Romanian MEP Cristian Terheș expressed outrage at the Belgian Government’s failure to compensate what he called exploited Romanian lorry drivers.
His comments followed the conviction of Belgian transport mogul Roland Jost for the large-scale hiring of Eastern European workers, a practice referred to in Belgium as “social dumping”.
Jost received an 18-month suspended prison sentence and a €4.8 million fine that he will only need to pay if he re-offends.
Still, according Terheș, the Belgian Government has not gone far enough and has made virtually no effort to secure justice for the drivers who were allegedly exploited.
“If the Belgian authorities are not corrupt and are not in the pocket of Roland Jost, these human rights violations and severe crimes must be seriously investigated,” he told Brussels Signal.
Terheș was visited in the European Parliament by a delegation of Romanian drivers who had been affected by what they allege were the Jost Group’s exploitative practices.

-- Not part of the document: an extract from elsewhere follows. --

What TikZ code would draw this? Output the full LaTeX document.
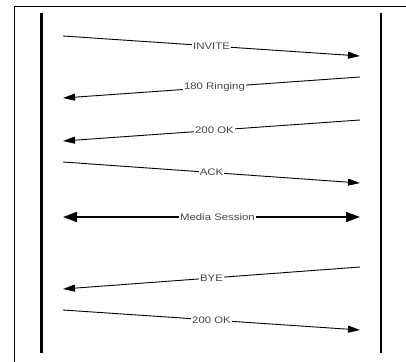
\documentclass[tikz,border=0pt]{standalone}
\usepackage{fontspec}
\setmainfont{Liberation Sans}
\newfontfamily\lblfont[FakeStretch=1.2]{Liberation Sans}
\usetikzlibrary{arrows.meta}
\begin{document}
\begin{tikzpicture}[x=1pt,y=-1pt,
  lifeline/.style={line width=2.6pt},
  msg/.style={line width=0.9pt,-{Triangle[length=12pt,width=7pt]}},
  media/.style={line width=1.8pt,{Triangle[length=14pt,width=10pt]}-{Triangle[length=14pt,width=10pt]}},
  lbl/.style={fill=white,inner sep=1pt,font=\lblfont\fontsize{9.5}{10}\selectfont,text=black!72}]
\useasboundingbox (0,0) rectangle (406,361);
\fill[white] (0,0) rectangle (406,361);
% frame (left and top edges visible)
\draw[line width=0.8pt] (14,362) -- (14,6) -- (407,6);
% lifelines
\coordinate (LT) at (41.5,13);
\coordinate (LB) at (41.5,353);
\coordinate (RT) at (381,13);
\coordinate (RB) at (381,353);
\draw[lifeline] (LT) -- (LB);
\draw[lifeline] (RT) -- (RB);
% message endpoints
\coordinate (a1) at (63,36);  \coordinate (b1) at (360,56);
\coordinate (a2) at (360,77); \coordinate (b2) at (63,98);
\coordinate (a3) at (360,120);\coordinate (b3) at (63,141);
\coordinate (a4) at (63,162); \coordinate (b4) at (360,183);
\coordinate (a5) at (63,217); \coordinate (b5) at (360,217);
\coordinate (a6) at (360,267);\coordinate (b6) at (63,289);
\coordinate (a7) at (63,310); \coordinate (b7) at (360,330);
\draw[msg] (a1) -- node[lbl,pos=0.5] (t1) {INVITE} (b1);
\draw[msg] (a2) -- node[lbl,pos=0.49] (t2) {180 Ringing} (b2);
\draw[msg] (a3) -- node[lbl,pos=0.49] (t3) {200 OK} (b3);
\draw[msg] (a4) -- node[lbl,pos=0.5] (t4) {ACK} (b4);
\draw[media] (a5) -- node[lbl,pos=0.52] (t5) {Media Session} (b5);
\draw[msg] (a6) -- node[lbl,pos=0.5] (t6) {BYE} (b6);
\draw[msg] (a7) -- node[lbl,pos=0.5] (t7) {200 OK} (b7);
\end{tikzpicture}
\end{document}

Among claimed abuses was the falsification of the drivers’ paycheques by the company. The drivers allege that the company labelled those extra hours as “recuperation” time, as if they had taken days off the previous month, which was never the case, they argued.
The drivers also claimed that if they refused to sign the cheques they were threatened with being fired.
“Considering just these 15 Romanian drivers alone”, Terheș said, referring to the 15 drivers involved in class-action lawsuit against the Jost Group, “by robbing them of their fair and just salaries, Jost Group was able to ‘save’ at least €250,000 a year.”
“This is simply outrageous and unacceptable.”
At the start of 2022, the Jost Group was itself taken to court. The case against the company included charges of being a criminal organisation, human trafficking and money laundering, according to online outlet Trans.info. Many workers apparently operated in poor conditions with a lack of sanitary facilities.
The company reached a deal with the Belgian state where it would pay Belgium a “settlement without admission of guilt”. This amounted to €30 million, which was meant to compensate for the social insurance payments not made by the company on behalf of its workers.
The Jost Group’s annual turnover amounts to around €350 million.
Despite the Jost Group case, the drivers claim they have yet to be compensated for the wages they allege they were not paid.
They said that even though they complained to the responsible organisations, the Belgian authorities seemed to be wanting to stall the case. They added that it has apparently taken more than two years to produce a report and that only after officials received several subsequent complaints from the drivers over claimed inaction.
The Romanian lorry drivers’ case is now set for its final hearing at the Liege Court of Appeal on October 25.
“All these workers have the same rights as any other driver in Belgium, which is why such abusive behaviour cannot and must not be protected by the Belgium authorities,” Terhes said.